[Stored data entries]

## start

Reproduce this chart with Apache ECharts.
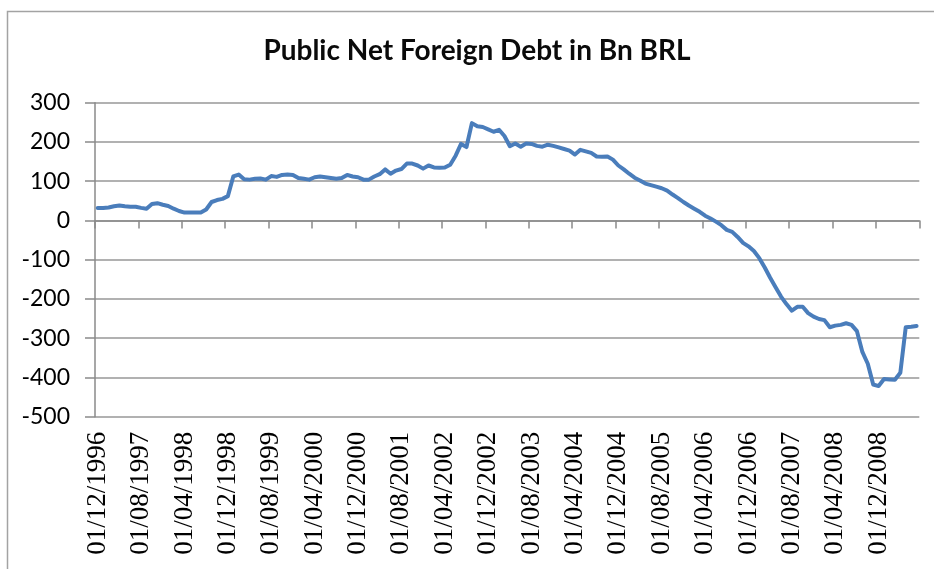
<!DOCTYPE html>
<html>
<head>
<meta charset="utf-8">
<title>Public Net Foreign Debt in Bn BRL</title>
<script src="https://cdn.jsdelivr.net/npm/echarts@6/dist/echarts.min.js"></script>
<style>
  html, body { margin: 0; padding: 0; background: #ffffff; }
  #chart { width: 934px; height: 569px; }
</style>
</head>
<body>
<div id="chart"></div>
<script>
// Monthly series, December 1996 through July 2009 (billions of BRL)
const startYear = 1996;
const startMonth = 12;
const debtValues = [
  32, 32, 33, 36, 38, 36, 35, 35, 32, 30,
  42, 44, 40, 37, 30, 24, 20, 20, 20, 20,
  28, 47, 52, 55, 62, 112, 117, 105, 104, 106,
  107, 104, 113, 111, 116, 117, 116, 108, 106, 104,
  110, 112, 110, 108, 106, 108, 116, 112, 110, 104,
  104, 112, 118, 130, 119, 127, 131, 145, 145, 140,
  132, 140, 135, 134, 135, 142, 165, 195, 187, 248,
  240, 238, 232, 226, 231, 215, 189, 196, 188, 196,
  195, 190, 188, 193, 190, 186, 182, 178, 168, 180,
  176, 172, 163, 162, 163, 155, 140, 130, 119, 109,
  102, 94, 90, 86, 82, 76, 66, 57, 47, 38,
  30, 22, 12, 5, -3, -12, -24, -29, -42, -57,
  -66, -78, -96, -120, -146, -170, -194, -213, -230, -220,
  -220, -236, -245, -251, -254, -272, -268, -266, -262, -266,
  -282, -335, -365, -418, -422, -404, -405, -406, -388, -272,
  -271, -269
];
const yTicks = [300, 200, 100, 0, -100, -200, -300, -400, -500];
const chartTitle = 'Public Net Foreign Debt in Bn BRL';

// Category labels in dd/mm/yyyy form, one per month
const months = [];
for (let k = 0; k < debtValues.length; k++) {
  const m0 = startMonth - 1 + k;
  const y = startYear + Math.floor(m0 / 12);
  const m = (m0 % 12) + 1;
  months.push('01/' + String(m).padStart(2, '0') + '/' + y);
}

const chart = echarts.init(document.getElementById('chart'), null, { renderer: 'canvas' });

const axisGray = '#8a8a8a';

chart.setOption({
  backgroundColor: '#ffffff',
  animation: false,
  graphic: [
    {
      type: 'rect',
      shape: { x: 7.5, y: 11.5, width: 1000, height: 1000 },
      style: { fill: 'none', stroke: '#a3a3a3', lineWidth: 1.5 },
      silent: true
    },
    {
      type: 'text',
      x: 477,
      y: 51,
      style: {
        text: chartTitle,
        fill: '#0a0a0a',
        font: 'bold 28px Lato',
        textAlign: 'center',
        textVerticalAlign: 'middle'
      },
      silent: true
    }
  ],
  grid: { left: 95, right: 14.7, top: 102.7, bottom: 152.3, containLabel: false },
  xAxis: {
    type: 'category',
    data: months,
    boundaryGap: true,
    axisLine: { show: true, lineStyle: { color: axisGray, width: 1.5 } },
    axisTick: { show: true, interval: 7, length: 8, lineStyle: { color: axisGray, width: 1.5 } },
    axisLabel: {
      interval: 7,
      rotate: 90,
      margin: 15,
      color: '#000000',
      fontFamily: 'Liberation Serif',
      fontSize: 27
    },
    splitLine: { show: false }
  },
  yAxis: {
    type: 'value',
    min: -500,
    max: 300,
    interval: 100,
    axisLine: { show: true, lineStyle: { color: axisGray, width: 1.5 } },
    axisTick: { show: true, length: 10, lineStyle: { color: axisGray, width: 1.5 } },
    axisLabel: {
      margin: 25,
      color: '#000000',
      fontFamily: 'Lato',
      fontSize: 23,
      customValues: yTicks
    },
    splitLine: { show: true, lineStyle: { color: '#979797', width: 1.5 } }
  },
  series: [
    {
      type: 'line',
      data: debtValues,
      showSymbol: false,
      symbol: 'none',
      smooth: false,
      lineStyle: { color: '#4a7dbb', width: 4, join: 'round', cap: 'round' },
      itemStyle: { color: '#4a7dbb' }
    }
  ]
});
</script>
</body>
</html>
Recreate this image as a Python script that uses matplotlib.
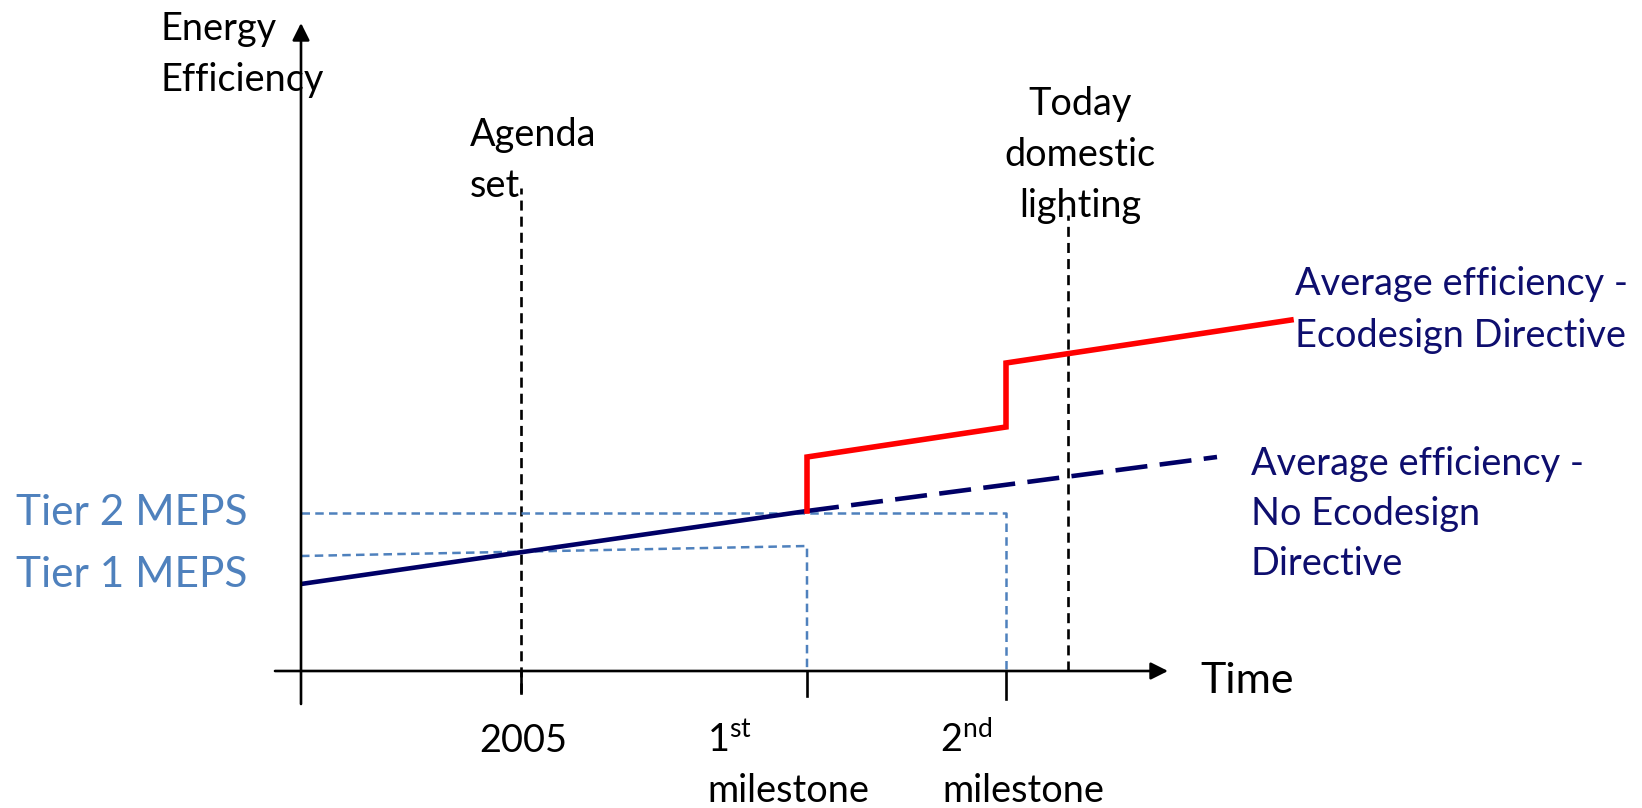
import matplotlib
matplotlib.use('Agg')
import matplotlib.pyplot as plt

plt.rcParams['font.family'] = ['Lato', 'DejaVu Sans']
plt.rcParams['mathtext.fontset'] = 'custom'
plt.rcParams['mathtext.rm'] = 'Lato'
plt.rcParams['mathtext.default'] = 'regular'

# ── Schematic data (arbitrary units, origin where the axes cross) ──
event_names = ['2005', '1st milestone', '2nd milestone', 'Today']
event_t     = [220, 506, 705, 767]

# efficiency path before the first milestone
base_t   = [0, 506]
base_eff = [87, 160]
# business as usual: no Ecodesign Directive
bau_t   = [506, 916]
bau_eff = [160, 214]
# with the Ecodesign Directive (steps at the two milestones)
eco_t   = [506, 506, 705, 705, 990]
eco_eff = [160, 214, 244, 308, 351]
# minimum efficiency performance standards
tier1_eff = [115, 125]
tier2_eff = 158

NAVY = '#000066'
TXT_NAVY = '#0E0E6E'
RED = '#FF0000'
BLUE = '#4F81BD'

t05, t1, t2, t_today = event_t

fig = plt.figure(figsize=(16.42, 8.08), dpi=100)
ax = fig.add_axes([0, 0, 1, 1])
ax.set_xlim(-301, 1341)
ax.set_ylim(-137, 671)
ax.axis('off')

# ── Axes with arrow heads ─────────────────────────────────────
arrow = dict(arrowstyle='-|>', lw=1.9, color='black', mutation_scale=26,
             shrinkA=0, shrinkB=0)
ax.annotate('', xy=(0, 648), xytext=(0, -33), arrowprops=arrow)
ax.annotate('', xy=(867, 0), xytext=(-26, 0), arrowprops=arrow)

# ── Event markers ─────────────────────────────────────────────
black_dash = (0, (3.8, 2.3))
ax.plot([t05, t05], [-22, 483], color='black', lw=1.9, linestyle=black_dash)
ax.plot([t05, t05], [-22, 0], color='black', lw=1.9)
ax.plot([t_today, t_today], [0, 456], color='black', lw=1.9, linestyle=black_dash)
ax.plot([t1, t1], [-25, 0], color='black', lw=1.9)
ax.plot([t2, t2], [-28, 0], color='black', lw=1.9)

# ── MEPS levels ───────────────────────────────────────────────
blue_dash = (0, (3.4, 2.1))
ax.plot([0, t1, t1], [tier1_eff[0], tier1_eff[1], 0], color=BLUE, lw=1.8,
        linestyle=blue_dash)
ax.plot([0, t2, t2], [tier2_eff, tier2_eff, 0], color=BLUE, lw=1.8,
        linestyle=blue_dash)

# ── Efficiency paths ──────────────────────────────────────────
ax.plot(base_t, base_eff, color=NAVY, lw=3.3, solid_capstyle='butt')
ax.plot(bau_t, bau_eff, color=NAVY, lw=3.3, linestyle=(0, (7, 2.7)))
ax.plot(eco_t, eco_eff, color=RED, lw=4.0, solid_joinstyle='miter', zorder=5)

# ── Labels ────────────────────────────────────────────────────
fs = 27.3
ax.text(-140, 631, 'Energy', fontsize=fs, va='baseline')
ax.text(-140, 580, 'Efficiency', fontsize=fs, va='baseline')
ax.text(899, -22, 'Time', fontsize=31, va='baseline')

ax.text(169, 525, 'Agenda', fontsize=fs, va='baseline')
ax.text(169, 474, 'set', fontsize=fs, va='baseline')

for y, s in zip([556, 505, 454], ['Today', 'domestic', 'lighting']):
    ax.text(779, y, s, fontsize=fs, va='baseline', ha='center')

ax.text(t05 + 2, -81, event_names[0], fontsize=fs, va='baseline', ha='center')
ax.text(406, -81, '1$^{st}$', fontsize=fs, va='baseline')
ax.text(406, -131, 'milestone', fontsize=fs, va='baseline')
ax.text(639, -81, '2$^{nd}$', fontsize=fs, va='baseline')
ax.text(641, -131, 'milestone', fontsize=fs, va='baseline')

ax.text(-285, 146, 'Tier 2 MEPS', fontsize=30.5, va='baseline', color=BLUE)
ax.text(-285, 84, 'Tier 1 MEPS', fontsize=30.5, va='baseline', color=BLUE)

for y, s in zip([376, 324], ['Average efficiency -', 'Ecodesign Directive']):
    ax.text(994, y, s, fontsize=fs, va='baseline', color=TXT_NAVY)
for y, s in zip([196, 146, 96], ['Average efficiency -', 'No Ecodesign', 'Directive']):
    ax.text(950, y, s, fontsize=fs, va='baseline', color=TXT_NAVY)

plt.savefig('out.png', dpi=100)
plt.close()
print("Saved out.png")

## end

### TASK INSTRUCTIONS
Your task is to transcribe exactly the lines starting at the line that contains "Recreate this image" and ending at the line that contains "ax.axis('off')", both included. Leave out the pictures.

### ANSWER TO THIS PROBLEM
Recreate this image as a Python script that uses matplotlib.
import matplotlib
matplotlib.use('Agg')
import matplotlib.pyplot as plt

plt.rcParams['font.family'] = ['Lato', 'DejaVu Sans']
plt.rcParams['mathtext.fontset'] = 'custom'
plt.rcParams['mathtext.rm'] = 'Lato'
plt.rcParams['mathtext.default'] = 'regular'

# ── Schematic data (arbitrary units, origin where the axes cross) ──
event_names = ['2005', '1st milestone', '2nd milestone', 'Today']
event_t     = [220, 506, 705, 767]

# efficiency path before the first milestone
base_t   = [0, 506]
base_eff = [87, 160]
# business as usual: no Ecodesign Directive
bau_t   = [506, 916]
bau_eff = [160, 214]
# with the Ecodesign Directive (steps at the two milestones)
eco_t   = [506, 506, 705, 705, 990]
eco_eff = [160, 214, 244, 308, 351]
# minimum efficiency performance standards
tier1_eff = [115, 125]
tier2_eff = 158

NAVY = '#000066'
TXT_NAVY = '#0E0E6E'
RED = '#FF0000'
BLUE = '#4F81BD'

t05, t1, t2, t_today = event_t

fig = plt.figure(figsize=(16.42, 8.08), dpi=100)
ax = fig.add_axes([0, 0, 1, 1])
ax.set_xlim(-301, 1341)
ax.set_ylim(-137, 671)
ax.axis('off')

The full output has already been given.